**What to work on**.
Using the records below, copy exactly the part that opens with the line holding "Convert this chart to D3.js code." and closes with the line holding "const W = 1037, H = 556;", minus the pictures.

**Rows**.
** Start **

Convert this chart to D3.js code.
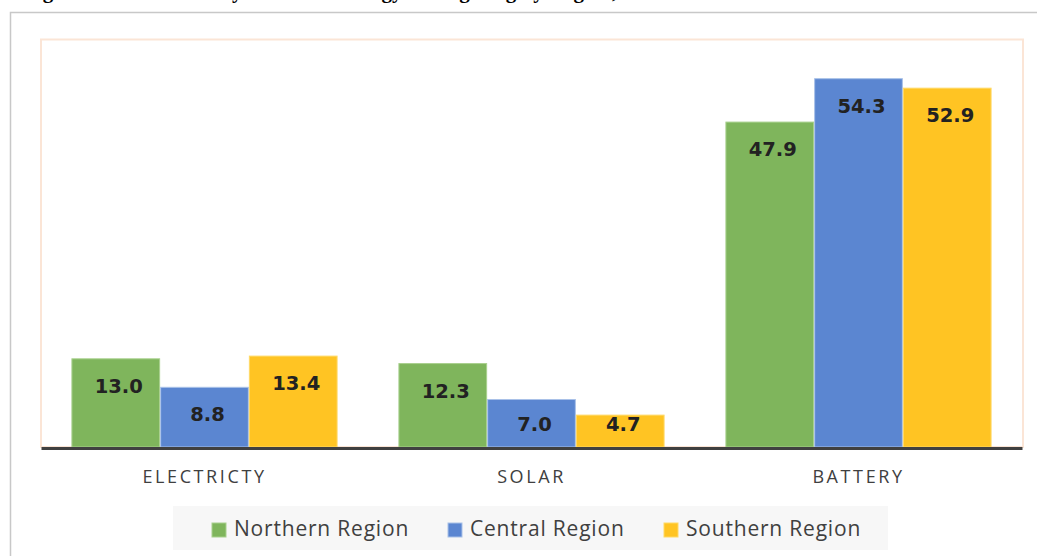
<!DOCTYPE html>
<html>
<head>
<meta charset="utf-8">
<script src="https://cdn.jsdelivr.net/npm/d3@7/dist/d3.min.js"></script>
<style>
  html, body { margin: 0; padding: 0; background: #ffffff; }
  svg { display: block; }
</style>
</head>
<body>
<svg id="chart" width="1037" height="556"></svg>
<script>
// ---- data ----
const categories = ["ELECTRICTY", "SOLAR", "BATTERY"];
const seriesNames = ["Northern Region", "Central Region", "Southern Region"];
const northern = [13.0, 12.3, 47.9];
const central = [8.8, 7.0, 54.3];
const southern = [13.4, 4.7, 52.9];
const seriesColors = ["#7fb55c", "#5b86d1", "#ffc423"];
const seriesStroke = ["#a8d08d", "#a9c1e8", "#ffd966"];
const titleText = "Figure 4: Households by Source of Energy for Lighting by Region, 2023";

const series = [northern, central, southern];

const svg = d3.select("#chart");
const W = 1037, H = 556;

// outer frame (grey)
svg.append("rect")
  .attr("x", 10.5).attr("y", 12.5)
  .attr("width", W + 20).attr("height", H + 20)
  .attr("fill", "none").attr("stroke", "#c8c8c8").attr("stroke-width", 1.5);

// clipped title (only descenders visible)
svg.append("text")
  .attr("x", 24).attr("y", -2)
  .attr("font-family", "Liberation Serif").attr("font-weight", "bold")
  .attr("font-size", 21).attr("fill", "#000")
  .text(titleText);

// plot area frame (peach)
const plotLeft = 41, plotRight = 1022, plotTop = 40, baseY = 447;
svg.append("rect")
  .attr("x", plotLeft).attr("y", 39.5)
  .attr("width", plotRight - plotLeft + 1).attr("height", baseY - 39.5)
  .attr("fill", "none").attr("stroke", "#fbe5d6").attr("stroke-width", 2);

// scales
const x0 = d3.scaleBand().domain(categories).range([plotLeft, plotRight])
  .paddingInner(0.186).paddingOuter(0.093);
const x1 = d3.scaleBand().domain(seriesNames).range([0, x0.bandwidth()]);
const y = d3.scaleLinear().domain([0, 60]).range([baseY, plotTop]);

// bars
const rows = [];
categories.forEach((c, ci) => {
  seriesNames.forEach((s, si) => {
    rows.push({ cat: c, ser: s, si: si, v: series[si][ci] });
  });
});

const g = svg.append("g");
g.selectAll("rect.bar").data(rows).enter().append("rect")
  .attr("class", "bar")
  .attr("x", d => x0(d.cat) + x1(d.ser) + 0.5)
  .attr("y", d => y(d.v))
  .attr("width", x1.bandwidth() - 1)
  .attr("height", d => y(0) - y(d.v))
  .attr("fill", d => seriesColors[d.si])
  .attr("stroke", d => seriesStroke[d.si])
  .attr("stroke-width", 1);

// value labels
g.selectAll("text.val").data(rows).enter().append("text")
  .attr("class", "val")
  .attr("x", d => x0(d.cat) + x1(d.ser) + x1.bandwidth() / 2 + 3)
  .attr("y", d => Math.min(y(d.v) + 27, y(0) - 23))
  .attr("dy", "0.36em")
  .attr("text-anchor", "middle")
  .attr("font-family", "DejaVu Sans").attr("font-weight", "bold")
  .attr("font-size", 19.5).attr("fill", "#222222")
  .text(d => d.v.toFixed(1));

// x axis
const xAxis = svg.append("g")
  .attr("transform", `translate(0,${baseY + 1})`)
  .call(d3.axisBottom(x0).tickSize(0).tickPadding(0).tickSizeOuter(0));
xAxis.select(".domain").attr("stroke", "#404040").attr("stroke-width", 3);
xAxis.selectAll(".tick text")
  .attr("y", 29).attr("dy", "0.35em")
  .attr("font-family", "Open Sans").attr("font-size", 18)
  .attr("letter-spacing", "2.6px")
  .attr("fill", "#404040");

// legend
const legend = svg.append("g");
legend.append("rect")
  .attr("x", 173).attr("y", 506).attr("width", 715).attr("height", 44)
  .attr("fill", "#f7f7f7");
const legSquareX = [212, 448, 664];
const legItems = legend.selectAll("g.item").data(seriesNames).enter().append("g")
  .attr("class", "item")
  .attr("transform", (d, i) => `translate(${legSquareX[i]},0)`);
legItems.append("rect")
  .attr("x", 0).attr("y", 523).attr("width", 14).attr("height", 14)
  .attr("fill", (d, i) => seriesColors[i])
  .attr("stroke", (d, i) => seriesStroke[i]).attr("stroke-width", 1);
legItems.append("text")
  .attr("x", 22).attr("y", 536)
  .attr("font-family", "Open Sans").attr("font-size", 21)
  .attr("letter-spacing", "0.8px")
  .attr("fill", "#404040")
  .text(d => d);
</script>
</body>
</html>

** End **
** Start **

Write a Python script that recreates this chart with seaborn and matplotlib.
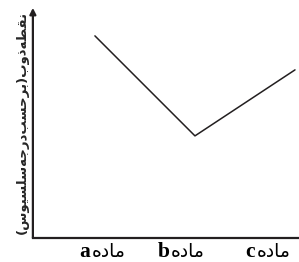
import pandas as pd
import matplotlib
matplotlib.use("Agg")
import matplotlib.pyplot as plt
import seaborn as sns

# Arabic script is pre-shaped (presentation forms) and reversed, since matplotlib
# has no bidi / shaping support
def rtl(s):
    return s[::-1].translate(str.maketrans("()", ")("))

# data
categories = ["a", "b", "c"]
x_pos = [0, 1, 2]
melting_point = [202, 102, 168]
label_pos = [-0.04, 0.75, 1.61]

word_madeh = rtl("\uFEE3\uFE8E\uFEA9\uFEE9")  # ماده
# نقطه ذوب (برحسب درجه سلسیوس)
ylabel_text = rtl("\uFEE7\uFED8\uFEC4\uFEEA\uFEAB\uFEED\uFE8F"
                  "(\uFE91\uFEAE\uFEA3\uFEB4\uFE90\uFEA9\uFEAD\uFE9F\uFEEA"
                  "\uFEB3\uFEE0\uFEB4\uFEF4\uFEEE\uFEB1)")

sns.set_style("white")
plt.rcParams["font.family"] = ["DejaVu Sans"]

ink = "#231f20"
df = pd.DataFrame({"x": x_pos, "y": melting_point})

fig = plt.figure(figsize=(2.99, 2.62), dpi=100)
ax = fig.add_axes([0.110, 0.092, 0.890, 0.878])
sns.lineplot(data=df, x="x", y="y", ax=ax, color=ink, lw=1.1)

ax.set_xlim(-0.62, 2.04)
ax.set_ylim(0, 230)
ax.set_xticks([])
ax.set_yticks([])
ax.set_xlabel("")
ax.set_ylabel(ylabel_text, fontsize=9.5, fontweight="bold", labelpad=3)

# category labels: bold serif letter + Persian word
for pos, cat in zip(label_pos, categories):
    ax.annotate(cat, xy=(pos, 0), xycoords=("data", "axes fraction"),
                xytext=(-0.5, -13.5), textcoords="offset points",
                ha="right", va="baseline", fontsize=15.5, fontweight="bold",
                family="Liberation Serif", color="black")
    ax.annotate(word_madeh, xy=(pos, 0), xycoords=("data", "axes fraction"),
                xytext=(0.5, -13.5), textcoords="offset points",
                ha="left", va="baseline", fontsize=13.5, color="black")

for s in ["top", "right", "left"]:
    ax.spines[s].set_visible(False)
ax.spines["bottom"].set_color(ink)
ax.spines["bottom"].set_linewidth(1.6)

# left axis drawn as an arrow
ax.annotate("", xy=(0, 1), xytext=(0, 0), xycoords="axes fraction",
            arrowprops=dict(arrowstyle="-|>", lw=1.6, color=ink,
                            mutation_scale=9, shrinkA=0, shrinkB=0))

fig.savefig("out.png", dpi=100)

** End **

**Task answer**.
Convert this chart to D3.js code.
<!DOCTYPE html>
<html>
<head>
<meta charset="utf-8">
<script src="https://cdn.jsdelivr.net/npm/d3@7/dist/d3.min.js"></script>
<style>
  html, body { margin: 0; padding: 0; background: #ffffff; }
  svg { display: block; }
</style>
</head>
<body>
<svg id="chart" width="1037" height="556"></svg>
<script>
// ---- data ----
const categories = ["ELECTRICTY", "SOLAR", "BATTERY"];
const seriesNames = ["Northern Region", "Central Region", "Southern Region"];
const northern = [13.0, 12.3, 47.9];
const central = [8.8, 7.0, 54.3];
const southern = [13.4, 4.7, 52.9];
const seriesColors = ["#7fb55c", "#5b86d1", "#ffc423"];
const seriesStroke = ["#a8d08d", "#a9c1e8", "#ffd966"];
const titleText = "Figure 4: Households by Source of Energy for Lighting by Region, 2023";

const series = [northern, central, southern];

const svg = d3.select("#chart");
const W = 1037, H = 556;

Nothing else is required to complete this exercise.